Lent 1: Ash Wednesday

It feels right to do the practice of posting every day for a while.  Maybe until Easter.  But let’s not get ahead of ourselves.

As much as I enjoy Mardi Gras, it is also, when the rubber meets the road, stressful.  I get anxious about having all the stuff, about if I will be anxious, about if people are feeling included and happy, if the drinkers have enough to drink, if the non-drinkers don’t feel excluded.

This year, I ducked into a bar to get a shot to sneak into my coffee, and the bartender saw me and stopped me.  I apologized, refused her offer of a refund or another coffee.  But I felt awful. I thought I was so suave, could carefully work around liquor laws, I thought I had bona fides (don’t ask don’t tell, don’t flaunt, don’t pull that crap in the suburbs).

In pretty much every other realm of my life, I figure that the people I am with are the people I want to be with, and the people who seem to be hiding out somewhere doing something cooler are… not.  But I can see the remnants of my fear that someone is “in,” and I am “out.”

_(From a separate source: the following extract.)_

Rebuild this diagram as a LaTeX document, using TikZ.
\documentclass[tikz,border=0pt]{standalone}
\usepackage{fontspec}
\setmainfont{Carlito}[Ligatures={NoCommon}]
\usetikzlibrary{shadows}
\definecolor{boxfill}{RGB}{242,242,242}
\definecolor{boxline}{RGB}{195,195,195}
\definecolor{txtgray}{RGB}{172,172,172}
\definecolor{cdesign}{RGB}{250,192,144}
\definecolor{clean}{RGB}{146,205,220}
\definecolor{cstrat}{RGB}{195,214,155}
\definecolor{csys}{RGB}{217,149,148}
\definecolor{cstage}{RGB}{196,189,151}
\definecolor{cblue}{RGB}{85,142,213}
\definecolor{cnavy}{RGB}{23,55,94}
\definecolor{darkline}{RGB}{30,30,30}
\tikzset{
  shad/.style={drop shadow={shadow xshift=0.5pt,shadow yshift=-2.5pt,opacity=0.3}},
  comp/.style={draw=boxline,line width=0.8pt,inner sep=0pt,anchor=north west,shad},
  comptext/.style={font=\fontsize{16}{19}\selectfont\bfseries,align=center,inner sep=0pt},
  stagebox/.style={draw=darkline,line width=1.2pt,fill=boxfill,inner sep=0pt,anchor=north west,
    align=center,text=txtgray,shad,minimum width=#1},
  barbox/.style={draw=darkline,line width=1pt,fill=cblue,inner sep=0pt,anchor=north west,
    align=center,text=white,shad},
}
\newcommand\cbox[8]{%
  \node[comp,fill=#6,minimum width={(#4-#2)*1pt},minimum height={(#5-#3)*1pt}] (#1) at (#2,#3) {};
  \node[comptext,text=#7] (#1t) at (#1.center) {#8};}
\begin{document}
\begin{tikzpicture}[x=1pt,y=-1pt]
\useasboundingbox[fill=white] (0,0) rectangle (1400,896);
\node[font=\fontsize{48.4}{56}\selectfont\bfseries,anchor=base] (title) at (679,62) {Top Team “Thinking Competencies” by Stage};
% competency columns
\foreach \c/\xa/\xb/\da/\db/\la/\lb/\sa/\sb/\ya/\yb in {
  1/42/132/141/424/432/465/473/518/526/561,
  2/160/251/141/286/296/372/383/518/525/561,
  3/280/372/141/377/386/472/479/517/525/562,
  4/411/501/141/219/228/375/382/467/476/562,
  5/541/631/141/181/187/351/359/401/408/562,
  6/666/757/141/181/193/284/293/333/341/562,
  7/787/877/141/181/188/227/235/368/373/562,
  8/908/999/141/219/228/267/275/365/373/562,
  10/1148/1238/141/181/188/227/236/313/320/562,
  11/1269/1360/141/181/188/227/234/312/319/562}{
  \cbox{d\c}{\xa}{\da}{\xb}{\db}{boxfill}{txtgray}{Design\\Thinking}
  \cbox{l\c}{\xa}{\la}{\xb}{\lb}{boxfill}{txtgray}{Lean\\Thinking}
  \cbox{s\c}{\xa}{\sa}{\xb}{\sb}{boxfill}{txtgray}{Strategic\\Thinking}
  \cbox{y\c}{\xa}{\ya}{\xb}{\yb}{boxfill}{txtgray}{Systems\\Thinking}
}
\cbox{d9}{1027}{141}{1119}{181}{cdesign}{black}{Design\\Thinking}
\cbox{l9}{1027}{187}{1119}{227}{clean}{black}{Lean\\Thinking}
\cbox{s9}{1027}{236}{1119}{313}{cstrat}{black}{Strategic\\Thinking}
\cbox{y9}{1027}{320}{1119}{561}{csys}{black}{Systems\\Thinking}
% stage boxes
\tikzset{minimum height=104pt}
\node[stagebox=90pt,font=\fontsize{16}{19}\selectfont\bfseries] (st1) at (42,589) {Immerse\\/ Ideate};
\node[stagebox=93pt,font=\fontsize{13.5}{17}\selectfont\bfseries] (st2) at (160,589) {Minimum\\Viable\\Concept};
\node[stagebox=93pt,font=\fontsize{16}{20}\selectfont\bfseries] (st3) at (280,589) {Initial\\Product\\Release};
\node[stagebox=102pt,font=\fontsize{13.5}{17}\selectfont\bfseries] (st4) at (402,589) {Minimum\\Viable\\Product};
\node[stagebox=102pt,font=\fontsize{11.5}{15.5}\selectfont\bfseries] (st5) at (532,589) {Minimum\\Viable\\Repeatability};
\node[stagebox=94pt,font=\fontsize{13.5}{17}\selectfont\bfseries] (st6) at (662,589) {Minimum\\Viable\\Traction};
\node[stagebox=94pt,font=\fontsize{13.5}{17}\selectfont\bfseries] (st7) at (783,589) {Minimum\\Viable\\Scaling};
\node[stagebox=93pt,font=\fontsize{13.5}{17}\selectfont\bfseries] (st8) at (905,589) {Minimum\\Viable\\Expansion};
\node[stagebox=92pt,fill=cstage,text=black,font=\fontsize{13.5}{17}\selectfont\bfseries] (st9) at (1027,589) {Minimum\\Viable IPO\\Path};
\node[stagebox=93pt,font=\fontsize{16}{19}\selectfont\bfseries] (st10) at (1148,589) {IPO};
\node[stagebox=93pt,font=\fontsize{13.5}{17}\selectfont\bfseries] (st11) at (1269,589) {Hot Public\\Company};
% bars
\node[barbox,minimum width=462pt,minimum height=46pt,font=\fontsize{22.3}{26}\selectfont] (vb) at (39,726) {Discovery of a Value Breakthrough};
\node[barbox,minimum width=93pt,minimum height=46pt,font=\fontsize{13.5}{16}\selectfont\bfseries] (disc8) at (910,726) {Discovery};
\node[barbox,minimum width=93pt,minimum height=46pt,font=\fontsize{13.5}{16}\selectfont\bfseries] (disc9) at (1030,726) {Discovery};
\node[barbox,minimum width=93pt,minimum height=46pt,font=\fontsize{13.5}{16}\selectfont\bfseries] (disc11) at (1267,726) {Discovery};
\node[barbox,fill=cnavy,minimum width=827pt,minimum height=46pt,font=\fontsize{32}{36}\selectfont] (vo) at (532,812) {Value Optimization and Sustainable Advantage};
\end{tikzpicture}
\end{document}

My New York years helped.  New York can be good at undoing the idea that everyone there is cooler.  They might be, but there are also a lot more ladders of ego to climb in New York, and a lot of people are climbing them, or trying to.   I realized New York City is basically one big high school all over again, with the celebrities as the popular kids.   Or it’s high school all over again, go find some weirdos and get to know them because many of them are great.  They don’t put in as much time in self-presentation.

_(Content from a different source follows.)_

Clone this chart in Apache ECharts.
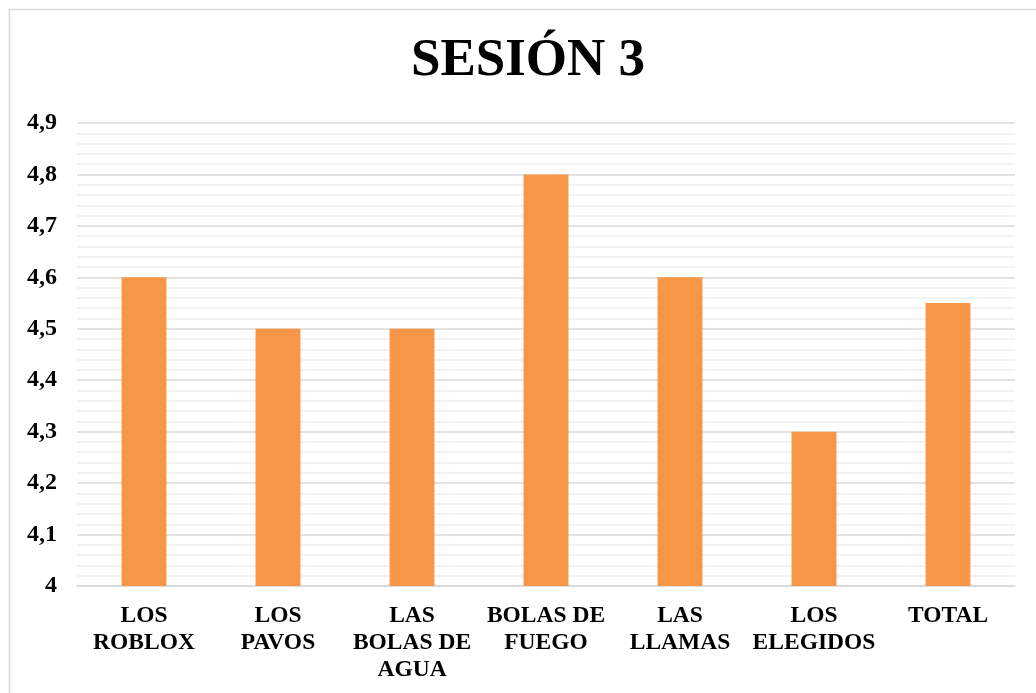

When I was ten, and my parents were divorcing, I saw my classmates separating into cliques, and responded by making protest signs on my spiral notebooks, and holding a demonstration on the playground.  The signs said, “We are the Sarah and Heather-its/We worship Sarah and Heather.”

My teacher that year had no fucking idea what to do with my weird ass. At the time I thought she was a bitch, but bless her heart.  She was just a (possibly) nice white suburban lady trying to live her suburban white lady dream and go skiing.  We didn’t have this term at the time, but she was basic.

The good thing about Mardi Gras is there is no structure and everyone involved is pretty weird, and very tolerant.  I definitely seek out leadership positions when I can, and as I’m writing this, I think, there probably is a dark side to that, wanting to structure and control things.  Becoming a teacher helped me so much with this.  I undertook an endeavor I was not good at (no one is, really), and one I couldn’t survive alone.  I stopped thinking that if only I were in charge, I could fix things.  And this happened before 30, which was good.

Every time I get into that hierarchical thinking, I have to stop and remind myself: community is better than control.  Shared power is better than horded power.  I really do believe that, but my ego can sneak up on me, nonetheless.

A controlling mindset helps me avoid being vulnerable.  If I shoot for letting anyone else do whatever they want, I can slip into resentment, to bad boundaries.  To telling people I am fine with them not fulfilling commitments, or saying things that hurt me.  My instinct is to make myself not care, to cut someone off, to run off and self soothe.  “It doesn’t matter what my teacher/classmate/editor thinks of my writing, all that matters is what I think.”  Well, not really.  One writes to be read.  At least some of the time.

Image: Daniel Hoopfer, “Death and the Devil Surprising Two Women,” ca. 1515, public domain.


4 thoughts on “Lent 1: Ash Wednesday

  1. Good luck on your plan to write everyday for Lent. I used to give up potato chips for Lent when I was in grade school. My snack sacrifices clearly did not make the world a better place. One of my friends gives up FB for Lent. I’ll put that effort along side giving up chips. My diocese just delcared bankruptcy thereby shielding all assets from lawsuits due to clergy abuse. I’m pretty much done with those people.

    1. Thank you for reading! I used to give up chocolate, or alcohol, but looking back, it seems like it was more about control and accomplishment. Maybe? I’m so sorry about the church. And I think I’ll leave it at that blanket statement.